• Direction
Omit pictures and quote the listing below line by line, from its start through the line that holds "5.78, 5.74, 5.74]".

• Data provided
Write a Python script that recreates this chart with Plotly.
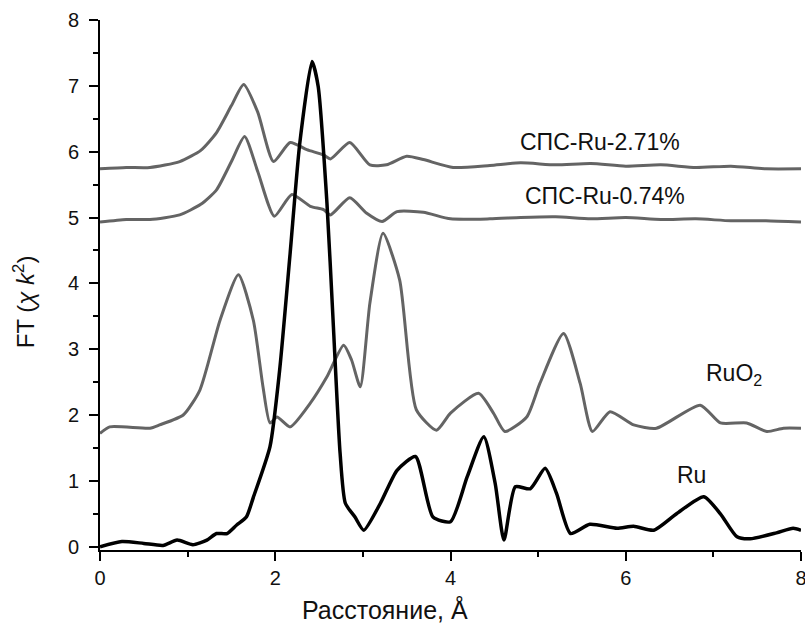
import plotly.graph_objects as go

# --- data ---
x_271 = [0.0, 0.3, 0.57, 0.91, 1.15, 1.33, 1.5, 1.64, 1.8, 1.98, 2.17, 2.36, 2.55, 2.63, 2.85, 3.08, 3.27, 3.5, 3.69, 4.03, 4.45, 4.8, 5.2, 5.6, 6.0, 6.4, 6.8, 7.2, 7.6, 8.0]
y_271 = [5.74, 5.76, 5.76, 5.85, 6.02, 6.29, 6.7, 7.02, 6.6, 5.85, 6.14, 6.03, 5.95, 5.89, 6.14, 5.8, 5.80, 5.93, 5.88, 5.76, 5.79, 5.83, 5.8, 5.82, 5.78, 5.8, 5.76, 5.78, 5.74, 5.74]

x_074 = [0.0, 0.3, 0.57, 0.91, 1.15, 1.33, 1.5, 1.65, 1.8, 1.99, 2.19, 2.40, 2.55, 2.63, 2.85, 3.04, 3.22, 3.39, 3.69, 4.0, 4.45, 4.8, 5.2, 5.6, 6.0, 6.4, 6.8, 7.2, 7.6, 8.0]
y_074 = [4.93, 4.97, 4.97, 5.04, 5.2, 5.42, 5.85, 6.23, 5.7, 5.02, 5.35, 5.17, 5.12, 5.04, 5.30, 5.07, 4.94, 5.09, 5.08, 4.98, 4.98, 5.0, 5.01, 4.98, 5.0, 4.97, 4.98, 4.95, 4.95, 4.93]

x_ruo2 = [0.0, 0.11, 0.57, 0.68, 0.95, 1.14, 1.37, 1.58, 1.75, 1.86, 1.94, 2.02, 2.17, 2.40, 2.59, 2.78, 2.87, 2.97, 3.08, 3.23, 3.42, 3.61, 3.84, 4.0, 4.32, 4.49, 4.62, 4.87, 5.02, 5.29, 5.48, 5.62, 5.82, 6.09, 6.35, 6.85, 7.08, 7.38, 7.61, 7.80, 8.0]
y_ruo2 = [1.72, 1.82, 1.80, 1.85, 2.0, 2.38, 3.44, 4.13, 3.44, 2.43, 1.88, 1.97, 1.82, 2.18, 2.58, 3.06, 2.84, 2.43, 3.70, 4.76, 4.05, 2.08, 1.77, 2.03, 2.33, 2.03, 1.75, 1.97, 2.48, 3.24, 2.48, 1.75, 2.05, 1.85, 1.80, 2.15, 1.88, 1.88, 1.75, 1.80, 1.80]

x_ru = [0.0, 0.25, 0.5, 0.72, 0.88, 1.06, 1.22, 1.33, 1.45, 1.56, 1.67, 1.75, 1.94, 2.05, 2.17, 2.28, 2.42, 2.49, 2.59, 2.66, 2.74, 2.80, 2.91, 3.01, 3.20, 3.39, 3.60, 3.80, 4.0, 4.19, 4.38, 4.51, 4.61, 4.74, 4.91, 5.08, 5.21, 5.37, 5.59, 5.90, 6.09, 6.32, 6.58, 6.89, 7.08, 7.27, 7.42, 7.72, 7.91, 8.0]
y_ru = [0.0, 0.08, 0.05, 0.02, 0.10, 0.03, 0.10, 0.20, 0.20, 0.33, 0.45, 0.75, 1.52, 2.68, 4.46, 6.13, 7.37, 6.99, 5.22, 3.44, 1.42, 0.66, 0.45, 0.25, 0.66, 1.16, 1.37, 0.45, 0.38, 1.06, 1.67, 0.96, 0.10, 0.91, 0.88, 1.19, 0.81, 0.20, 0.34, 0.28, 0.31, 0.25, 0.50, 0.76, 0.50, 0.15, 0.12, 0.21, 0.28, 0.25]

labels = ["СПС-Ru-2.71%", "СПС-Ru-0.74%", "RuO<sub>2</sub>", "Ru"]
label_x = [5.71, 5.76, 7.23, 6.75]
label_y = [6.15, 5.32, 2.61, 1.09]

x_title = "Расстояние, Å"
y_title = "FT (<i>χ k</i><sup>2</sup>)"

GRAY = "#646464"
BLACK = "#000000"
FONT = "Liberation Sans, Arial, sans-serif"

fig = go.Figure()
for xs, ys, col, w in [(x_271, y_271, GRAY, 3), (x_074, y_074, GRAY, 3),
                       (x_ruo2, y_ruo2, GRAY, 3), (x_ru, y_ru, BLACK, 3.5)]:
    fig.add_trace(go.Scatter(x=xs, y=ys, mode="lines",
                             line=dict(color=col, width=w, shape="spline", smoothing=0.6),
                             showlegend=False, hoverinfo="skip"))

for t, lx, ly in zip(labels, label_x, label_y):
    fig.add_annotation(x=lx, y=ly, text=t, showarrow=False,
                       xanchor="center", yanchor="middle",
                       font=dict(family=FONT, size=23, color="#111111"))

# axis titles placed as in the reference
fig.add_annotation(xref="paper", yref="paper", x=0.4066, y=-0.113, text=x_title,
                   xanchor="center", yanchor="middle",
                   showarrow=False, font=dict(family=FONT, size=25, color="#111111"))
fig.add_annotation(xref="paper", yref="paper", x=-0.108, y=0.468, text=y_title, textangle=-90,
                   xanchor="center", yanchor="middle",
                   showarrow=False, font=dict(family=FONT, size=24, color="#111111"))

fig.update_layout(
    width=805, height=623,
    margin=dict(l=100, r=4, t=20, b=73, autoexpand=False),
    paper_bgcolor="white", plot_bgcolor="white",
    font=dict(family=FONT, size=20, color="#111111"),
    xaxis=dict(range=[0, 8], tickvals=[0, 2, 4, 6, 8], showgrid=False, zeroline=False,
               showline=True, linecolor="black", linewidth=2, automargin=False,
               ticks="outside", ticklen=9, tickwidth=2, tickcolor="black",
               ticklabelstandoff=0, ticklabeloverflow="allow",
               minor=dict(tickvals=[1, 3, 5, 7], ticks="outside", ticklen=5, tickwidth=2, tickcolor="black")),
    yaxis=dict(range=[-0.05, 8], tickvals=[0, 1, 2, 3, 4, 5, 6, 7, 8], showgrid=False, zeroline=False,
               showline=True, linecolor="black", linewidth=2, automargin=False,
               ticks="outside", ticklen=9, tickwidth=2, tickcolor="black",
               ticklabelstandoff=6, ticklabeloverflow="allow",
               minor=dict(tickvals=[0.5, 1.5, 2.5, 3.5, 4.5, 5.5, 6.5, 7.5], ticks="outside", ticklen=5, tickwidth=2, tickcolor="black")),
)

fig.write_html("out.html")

• Exercise response
Write a Python script that recreates this chart with Plotly.
import plotly.graph_objects as go

# --- data ---
x_271 = [0.0, 0.3, 0.57, 0.91, 1.15, 1.33, 1.5, 1.64, 1.8, 1.98, 2.17, 2.36, 2.55, 2.63, 2.85, 3.08, 3.27, 3.5, 3.69, 4.03, 4.45, 4.8, 5.2, 5.6, 6.0, 6.4, 6.8, 7.2, 7.6, 8.0]
y_271 = [5.74, 5.76, 5.76, 5.85, 6.02, 6.29, 6.7, 7.02, 6.6, 5.85, 6.14, 6.03, 5.95, 5.89, 6.14, 5.8, 5.80, 5.93, 5.88, 5.76, 5.79, 5.83, 5.8, 5.82, 5.78, 5.8, 5.76, 5.78, 5.74, 5.74]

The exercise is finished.